After the preliminary hearing ended on July 8 and Simpson was ordered to stand trial in sixty days, Cochran knew he had to make up his mind. He had a large circle of friends, and often liked to talk himself into (or out of) ideas by bouncing them off others. Cochran worked the phones.

One afternoon in mid-July, the phone rang in the office of a lawyer who also knew the stresses of high-profile cases. “
You
should do it,” Cochran teased the lawyer, but he was really turning his own possible role over in his mind. The upside wasn’t difficult to recognize. Any trial lawyer would relish the chance to perform in front of the biggest audience in American legal history. The downside, as Cochran explained it, was more complex. Simpson was a peer. “He’s a friend,” Cochran said, “and that’s a mess when you start trying to represent a friend.” Cochran wondered whether their relationship might hinder his ability to conduct the case the way he wanted. The last problem was in many ways the simplest, but also the most profound. Cochran’s relationship with this friend was such that he could speak in a shorthand they would both understand. He hesitated for a while before he came out and said what was on his mind. If Johnnie Cochran’s career had established anything at that point, it was that he liked to win. But he had talked to his prospective client and sized up the evidence against him. Ultimately, Cochran’s problem with the Simpson case was a simple one.

“The case,” said Cochran, “is a loser.”

Of course they knew.

Of course Robert Shapiro and Johnnie Cochran knew from the start what any reasonably attentive student of the murders of Nicole Brown Simpson and Ronald Lyle Goldman could see: that O.J. Simpson was guilty of killing them. Their dilemma, then, was the oldest, as well as the most common, quandary of the criminal defense attorney: what to do about a guilty client.

The answer, they decided, was race. Because of the overwhelming evidence of Simpson’s guilt, his lawyers could not undertake a defense aimed at proving his innocence—one that sought to establish, say, that some other person had committed the murders. Instead, in an astonishing act of legal bravado, they sought to create for the client—a man they believed to be a killer—the mantle of victimhood. Almost from the day of Simpson’s arrest, his lawyers sought to invent a separate narrative, an alternative reality, for the events of June 12, 1994. This fictional version was both elegant and dramatic. It posited that Simpson was the victim of a wide-ranging conspiracy of racist law enforcement officials who had fabricated and planted evidence in order to frame him for a crime he did not commit. It was also, of course, an obscene parody of an authentic civil rights struggle, for this one pitted a guilty “victim” against innocent “perpetrators.”

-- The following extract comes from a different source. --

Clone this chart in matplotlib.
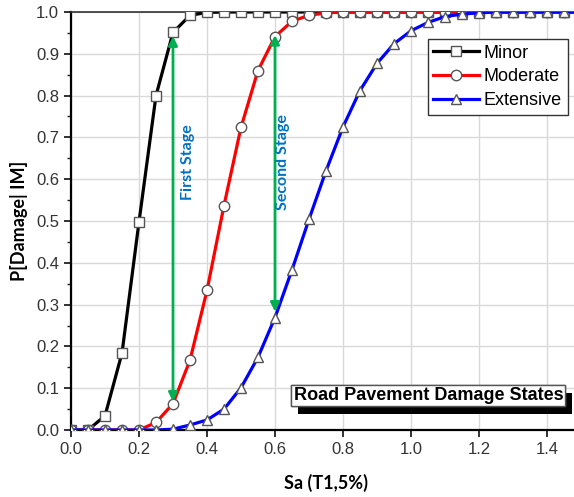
import matplotlib
matplotlib.use("Agg")
import matplotlib.pyplot as plt
import matplotlib.patheffects as pe
import numpy as np

sa = [round(0.05 * i, 2) for i in range(31)]  # 0.00 ... 1.50

minor = [0, 0, 0.034, 0.184, 0.498, 0.800, 0.951, 0.992, 0.999,
         1, 1, 1, 1, 1, 1, 1, 1, 1, 1, 1, 1, 1, 1, 1, 1, 1, 1, 1, 1, 1, 1]
moderate = [0, 0, 0, 0, 0, 0.018, 0.063, 0.167, 0.334, 0.537, 0.724, 0.860,
            0.941, 0.978, 0.992, 0.998, 1, 1, 1, 1, 1, 1, 1, 1, 1, 1, 1, 1, 1, 1, 1]
extensive = [0, 0, 0, 0, 0, 0, 0.002, 0.012, 0.024, 0.050, 0.101, 0.174, 0.269,
             0.383, 0.504, 0.620, 0.725, 0.812, 0.877, 0.924, 0.955, 0.975, 0.989,
             0.995, 0.998, 1, 1, 1, 1, 1, 1]

series_names = ["Minor", "Moderate", "Extensive"]
series_colors = ["#000000", "#ff0000", "#0000ff"]
series_markers = ["s", "o", "^"]

stage_x = [0.3, 0.6]
stage_lo = [0.068, 0.283]
stage_hi = [0.942, 0.945]
stage_labels = ["First Stage", "Second Stage"]

xticks = [0.0, 0.2, 0.4, 0.6, 0.8, 1.0, 1.2, 1.4]
yticks = [0.0, 0.1, 0.2, 0.3, 0.4, 0.5, 0.6, 0.7, 0.8, 0.9, 1.0]

fig = plt.figure(figsize=(5.74, 4.97), dpi=100)
ax = fig.add_axes([71 / 574, 1 - 430 / 497, 510 / 574, 418 / 497])

for vals, name, col, mk, z in zip([minor, moderate, extensive], series_names,
                                  series_colors, series_markers, [3, 4, 5]):
    ax.plot(sa, vals, color=col, lw=2.3, marker=mk, markersize=7.5,
            markerfacecolor="white", markeredgecolor="#555555",
            markeredgewidth=1.0, label=name, zorder=z)

for x, lo, hi, lab, dx in zip(stage_x, stage_lo, stage_hi, stage_labels, [0.045, 0.025]):
    ax.annotate("", xy=(x, hi), xytext=(x, lo),
                arrowprops=dict(arrowstyle="<|-|>", color="#00b050", lw=2.0,
                                mutation_scale=13, shrinkA=0, shrinkB=0),
                zorder=6)
    ax.text(x + dx, 0.64, lab,
            rotation=90, ha="center", va="center", color="#0070c0",
            fontsize=11.5, fontweight="bold", family="Lato", zorder=6)

ax.set_xlim(0, 1.5)
ax.set_ylim(0, 1.0)
ax.set_xticks(xticks)
ax.set_xticklabels([f"{v:.1f}" for v in xticks])
ax.set_yticks(yticks)
ax.set_yticklabels([f"{v:.1f}" for v in yticks])
ax.set_yticks(np.arange(0.05, 1.0, 0.1), minor=True)
ax.grid(True, which="major", color="#d9d9d9", lw=1.0, zorder=0)
ax.set_axisbelow(True)

for lab in ax.get_xticklabels() + ax.get_yticklabels():
    lab.set_family("Liberation Sans")
    lab.set_fontsize(12)
    lab.set_color("#333333")

ax.tick_params(which="major", direction="out", length=5, width=1.3, color="#222222")
ax.tick_params(which="minor", direction="out", length=3, width=1.0, color="#222222")
ax.spines["left"].set_linewidth(1.6)
ax.spines["bottom"].set_linewidth(1.6)
ax.spines["top"].set_linewidth(1.2)
ax.spines["top"].set_color("#333333")

ax.set_xlabel("Sa (T1,5%)", fontsize=13, fontweight="bold", family="Lato", labelpad=12)
ax.set_ylabel("P[Damage| IM]", fontsize=13, fontweight="bold", family="Lato", labelpad=6)

leg = ax.legend(loc="upper left", bbox_to_anchor=(0.70, 0.935),
                prop={"family": "Liberation Sans", "size": 13},
                handlelength=2.5, handletextpad=0.3, labelspacing=0.38,
                borderpad=0.3, borderaxespad=0, fancybox=False, framealpha=1,
                edgecolor="#333333")
leg.get_frame().set_linewidth(1.0)
leg.set_zorder(10)

t = ax.text(1.051, 0.082, "Road Pavement Damage States", ha="center", va="center",
            fontsize=13, fontweight="bold", family="Liberation Sans", zorder=10,
            bbox=dict(boxstyle="square,pad=0.12", facecolor="white",
                      edgecolor="#555555", lw=1.0))
t.get_bbox_patch().set_path_effects([
    pe.withSimplePatchShadow(offset=(4.5, -5.5), shadow_rgbFace="black", alpha=1.0),
    pe.Normal()])

fig.savefig("out.png", dpi=100)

These conclusions are the result of more than two years of reporting on the Simpson case. The week after the murders, I was assigned to cover the story for
The New Yorker
magazine. In addition to attending Simpson’s trial in Los Angeles Superior Court, I interviewed more than two hundred people, many of them repeatedly. I have had access to the full documentary record of the case—including internal memoranda of both the prosecution and the defense teams; advice provided by jury consultants to both the prosecution and the defense; the police “murder book,” with its summaries of all LAPD interviews with witnesses; the written summaries of all witness interviews by members of the defense team; heretofore secret grand-jury testimony; and depositions from the pending civil case against Simpson. I have also reviewed the enormous coverage of the case in the news media, an especially important task in the context of this case. The participants in the Simpson case worked obsessively to influence press coverage. These efforts to shape the news—some successful, some not—had important and lasting consequences from the night of the murders to the morning of the verdict.

Indeed, the heart of the defense strategy featured an effort at public storytelling, the creation of a counternarrative based on the idea of a police conspiracy to frame Simpson. For this effort, the defense needed a receptive audience, which it most definitely had in the
African-Americans who dominated the jury pool in downtown Los Angeles. The defense strategy played to experiences that were anything but fictional—above all, the decades of racism in and by the Los Angeles Police Department. The defense sought to identify the Simpson case as the latest in a series of racial abuses by the LAPD, which featured such celebrated outrages as the Rodney King case and thousands of other insults and affronts great and small. This legacy of black distrust of the LAPD was the fertile soil in which the Simpson defense strategy grew. As the events of the case unfolded, the LAPD more than lived up to its reputation as one of the worst big-city police departments in the United States, one that tolerated sloth, incompetence, and racism. As it happened, though, bad as the LAPD was, it did not frame O.J. Simpson; no one planted or fabricated any evidence. In fact, the defense cleverly obscured the one actual police conspiracy that was revealed over the course of the case—that of the starstruck cops who in 1989 tried to minimize and excuse O.J. Simpson’s history of domestic violence.

It is ultimately unknowable whether a brilliant effort by prosecutors in the Simpson case could have produced a conviction in spite of the defense effort to make the case a racial referendum. There was, alas, no such splendid performance. Indeed, despite the best intentions, the case was largely botched by the Los Angeles District Attorney’s Office. The prosecutors were undone by the twin afflictions most common among government lawyers: arrogance (mostly Marcia Clark’s) and ineptitude (largely Christopher Darden’s). Drunk on virtue, the prosecutors squandered what little chance they had for victory.

At its core, the Simpson case was a horrific yet routine domestic-violence homicide. It metastasized into a national drama, one that exposed deep fissures in American society, for one reason: because the defendant’s lawyers thought that using race would help their client win an acquittal. It did. That was all that mattered to them. More than a decade ago, Alan Dershowitz, one of Simpson’s lawyers, gave a candid précis of the approach that would characterize the defense team’s efforts. In his book
The Best Defense
, Dershowitz wrote, “Once I decide to take a case, I have only one agenda: I want to win. I will try, by every fair and legal means, to get my client off—without regard to the consequences.”